GitHub - pelletier/myfile: Self-contained editable file

3 min read Original article ↗

Example myfile

It is:

  • One file.
  • Executable on Linux and MacOS.
  • It stores content.
  • When the file is executed $EDITOR edits that content.

Usage

  1. Download the latest version.
  2. Run it with your favorite editor.
wget https://github.com/pelletier/myfile/releases/latest/download/myfile
chmod +x myfile
EDITOR=nano ./myfile

Note: this project uses Actually Portable Executables (APE). If you encounter any issue running myfile make sure to check their platform notes.

Build

Create myfile:

Requirements

  • MacOS/Linux should work fine.
  • make
  • curl
  • zip

What?

This program serves no real purpose. I like the idea of a useful self-contained executable that you can just download and run to do something useful. I also enjoy programs that are at least reasonably portable. I had heard of the Cosmopolitan project and decided to check it out, play with it, and learn a little bit more about it.

At the core of Cosmopolitan are Actually Portable Executables (APE). I knew coming in that APE files are a kind of zip file. I was curious to see if they could be modified. It turns out, zip can add or update such files correctly! So, I decided to write this little bit of code to use that feature to write a program that carries mutable data. A simple text file with an editor interaction would do.

myfile.c is definitely not the best C you'll ever read. Many shortcuts were taken because I only had a couple of hours to dedicate to this project. My first pass executed whatever zip and unzip programs were available on the host. It worked but wasn't very satisfying. It didn't accomplish the goal of being self-contained and required dependencies to be installed system-wide.

What if I could apply the same portability treatment to zip and unzip and store them inside my own executable!?

The Cosmopolitan project provides a set of pre-built APEs of well-known programs, which includes those programs! It seems like building their APEs from source wouldn't be too difficult anyway, but that was a real time saver.
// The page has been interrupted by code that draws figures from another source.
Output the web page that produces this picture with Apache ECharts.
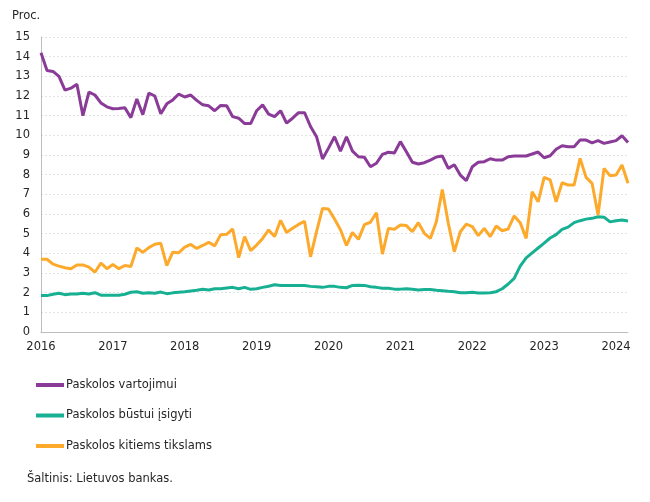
<!DOCTYPE html>
<html>
<head>
<meta charset="utf-8">
<script src="https://cdn.jsdelivr.net/npm/echarts@6/dist/echarts.min.js"></script>
<style>
html,body{margin:0;padding:0;background:#fff;}
#c{width:650px;height:502px;}
</style>
</head>
<body>
<div id="c"></div>
<script>
// Tick labels (years) and monthly categories 2016-01 .. 2024-03
const years = ['2016','2017','2018','2019','2020','2021','2022','2023','2024'];
const categories = [];
years.forEach(function (y) {
  for (let m = 1; m <= 12; m++) {
    if (y === '2024' && m > 3) break;
    categories.push(y + '-' + (m < 10 ? '0' + m : '' + m));
  }
});

const seriesNames = ['Paskolos vartojimui', 'Paskolos būstui įsigyti', 'Paskolos kitiems tikslams'];

const consumer = [
  14.2, 13.3, 13.25, 13.0, 12.3, 12.4, 12.6, 11.0, 12.2, 12.05, 11.65, 11.45,
  11.35, 11.37, 11.4, 10.9, 11.85, 11.05, 12.15, 12.0, 11.1, 11.6, 11.8, 12.1,
  11.95, 12.05, 11.78, 11.55, 11.5, 11.25, 11.52, 11.5, 10.95, 10.87, 10.6, 10.6,
  11.25, 11.55, 11.08, 10.95, 11.25, 10.62, 10.87, 11.15, 11.15, 10.45, 9.93, 8.8,
  9.35, 9.93, 9.2, 9.93, 9.2, 8.91, 8.88, 8.4, 8.58, 9.03, 9.14, 9.1,
  9.68, 9.17, 8.63, 8.54, 8.61, 8.74, 8.9, 8.95, 8.32, 8.5, 7.98, 7.7,
  8.4, 8.63, 8.66, 8.81, 8.74, 8.74, 8.91, 8.95, 8.95, 8.95, 9.05, 9.15,
  8.86, 8.96, 9.29, 9.47, 9.42, 9.42, 9.76, 9.76, 9.62, 9.73, 9.59, 9.66,
  9.73, 9.98, 9.64
];

const housing = [
  1.85, 1.85, 1.92, 1.97, 1.9, 1.93, 1.93, 1.97, 1.93, 2.0, 1.87, 1.87,
  1.87, 1.87, 1.92, 2.02, 2.05, 1.97, 2.0, 1.97, 2.03, 1.95, 1.99, 2.02,
  2.05, 2.09, 2.12, 2.17, 2.14, 2.2, 2.2, 2.24, 2.27, 2.2, 2.27, 2.17,
  2.2, 2.27, 2.33, 2.4, 2.36, 2.36, 2.36, 2.36, 2.36, 2.32, 2.3, 2.27,
  2.32, 2.32, 2.27, 2.25, 2.37, 2.38, 2.37, 2.3, 2.27, 2.22, 2.22, 2.18,
  2.18, 2.2, 2.17, 2.14, 2.16, 2.16, 2.12, 2.1, 2.07, 2.05, 2.0, 2.0,
  2.02, 1.98, 1.98, 2.0, 2.05, 2.2, 2.44, 2.73, 3.35, 3.77, 4.02, 4.27,
  4.52, 4.78, 4.95, 5.22, 5.33, 5.56, 5.66, 5.74, 5.78, 5.86, 5.84, 5.6,
  5.66, 5.69, 5.64
];

const other = [
  3.7, 3.7, 3.45, 3.35, 3.27, 3.22, 3.41, 3.41, 3.3, 3.04, 3.5, 3.22,
  3.43, 3.22, 3.38, 3.33, 4.27, 4.05, 4.29, 4.46, 4.51, 3.37, 4.06, 4.03,
  4.32, 4.45, 4.25, 4.4, 4.56, 4.38, 4.95, 4.97, 5.24, 3.78, 4.85, 4.14,
  4.42, 4.76, 5.19, 4.86, 5.68, 5.06, 5.27, 5.47, 5.63, 3.82, 5.1, 6.28,
  6.25, 5.75, 5.2, 4.4, 5.06, 4.71, 5.46, 5.58, 6.06, 3.96, 5.27, 5.22,
  5.44, 5.41, 5.1, 5.56, 5.02, 4.76, 5.61, 7.25, 5.53, 4.08, 5.1, 5.48,
  5.36, 4.9, 5.27, 4.85, 5.39, 5.15, 5.24, 5.9, 5.56, 4.76, 7.13, 6.62,
  7.86, 7.73, 6.62, 7.59, 7.47, 7.47, 8.83, 7.86, 7.56, 5.95, 8.32, 7.95,
  7.98, 8.49, 7.56
];

const colors = ['#8a3b97', '#17b092', '#fdaa2c'];
const FONT = 'DejaVu Sans';

const chart = echarts.init(document.getElementById('c'), null, { renderer: 'canvas' });

function lineSeries(name, data, color) {
  return {
    name: name,
    type: 'line',
    data: data,
    showSymbol: false,
    symbol: 'none',
    smooth: false,
    lineStyle: { color: color, width: 3 },
    itemStyle: { color: color },
    emphasis: { disabled: true },
    animation: false
  };
}

chart.setOption({
  animation: false,
  color: colors,
  grid: { left: 41, right: 22, top: 37, bottom: 170, containLabel: false },
  xAxis: {
    type: 'category',
    data: categories,
    boundaryGap: false,
    axisLine: { show: true, lineStyle: { color: '#bdbdbd', width: 1 } },
    axisTick: { show: false },
    axisLabel: {
      interval: function (index) { return index % 12 === 0; },
      formatter: function (v) { return v.slice(0, 4); },
      color: '#262626',
      fontFamily: FONT,
      fontSize: 11.5,
      margin: 9,
      hideOverlap: false
    },
    splitLine: { show: false }
  },
  yAxis: {
    type: 'value',
    min: 0,
    max: 15,
    interval: 1,
    axisLine: { show: true, lineStyle: { color: '#bdbdbd', width: 1 } },
    axisTick: { show: false },
    axisLabel: {
      color: '#262626',
      fontFamily: FONT,
      fontSize: 11.5,
      margin: 11
    },
    splitLine: { show: true, lineStyle: { color: '#e3e3e3', type: [2, 2], width: 1 } }
  },
  legend: {
    orient: 'vertical',
    left: 36,
    top: 379,
    padding: 0,
    itemWidth: 28,
    itemHeight: 4,
    itemGap: 18.5,
    icon: 'rect',
    selectedMode: false,
    textStyle: {
      fontFamily: FONT,
      fontSize: 11.5,
      color: '#262626',
      padding: [0, 0, 0, -3]
    },
    data: seriesNames
  },
  graphic: [
    {
      type: 'text',
      left: 12,
      top: 10,
      style: { text: 'Proc.', fontFamily: FONT, fontSize: 11.5, fill: '#262626' }
    },
    {
      type: 'text',
      left: 27,
      top: 473,
      style: { text: 'Šaltinis: Lietuvos bankas.', fontFamily: FONT, fontSize: 11.5, fill: '#262626' }
    }
  ],
  series: [
    lineSeries(seriesNames[0], consumer, colors[0]),
    lineSeries(seriesNames[1], housing, colors[1]),
    lineSeries(seriesNames[2], other, colors[2])
  ]
});
</script>
</body>
</html>
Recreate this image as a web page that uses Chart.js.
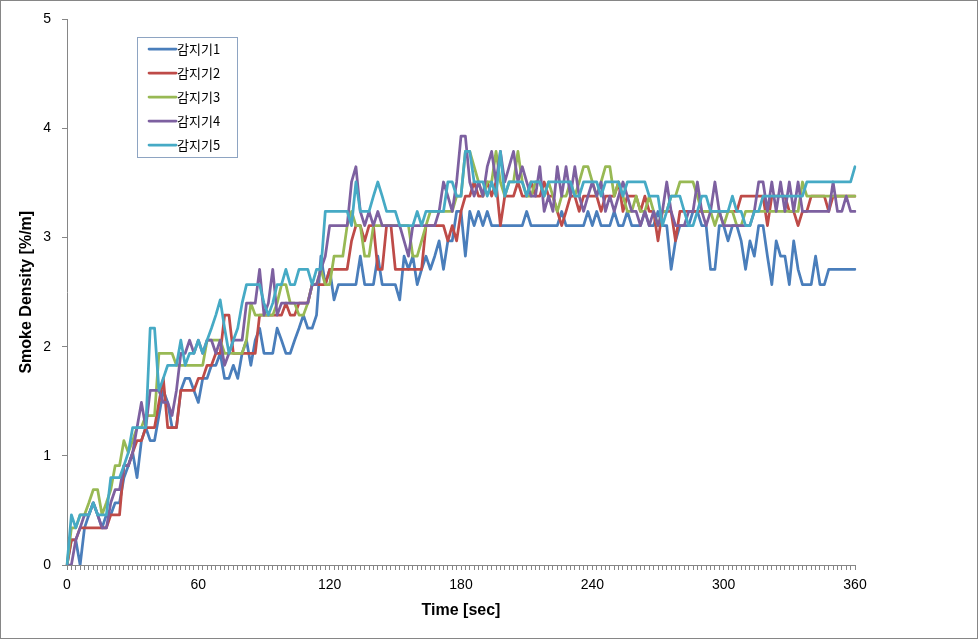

Quickly, I had a working Makefile that would grab the executables, compile myfile, and inject them into it.

Now there is a bootstrapping issue. In order to execute those APEs, they need to be extracted from the zip first. Browsing the cosmo libc source, I realized many of their I/O functions have a special mode when the provided path starts with /zip. In this case, "extracting a file from the program's zip structure" boiled down to simply open("/zip/zip") and read it out to a new file on disk! It can then be executed like any other program.

Unfortunately, write() treats /zip/ as read-only. So this trick allows extracting from the binary, but not writing back to it. It's fine because we now have the APE version of zip inside myfile, which is now extracted and is used to write back to the binary.

It also seems like execve has some support for /zip. Maybe it is possible to execute the bundled zip without extracting it manually, but I could not get it working during my limited hacking session.

More

  • Cosmopolian distributes actually portable versions of nano, vim, and emacs. Would be cool to bundle at least one them in myfile so that even editing does not require a separate program to be installed.
  • Windows support should be doable given APE are supposed to work there. However I've heard self-updating programs are a pain on that platform.
  • Wouldn't it be great if the content of the files could be edited without needing to create a tempory file on disk?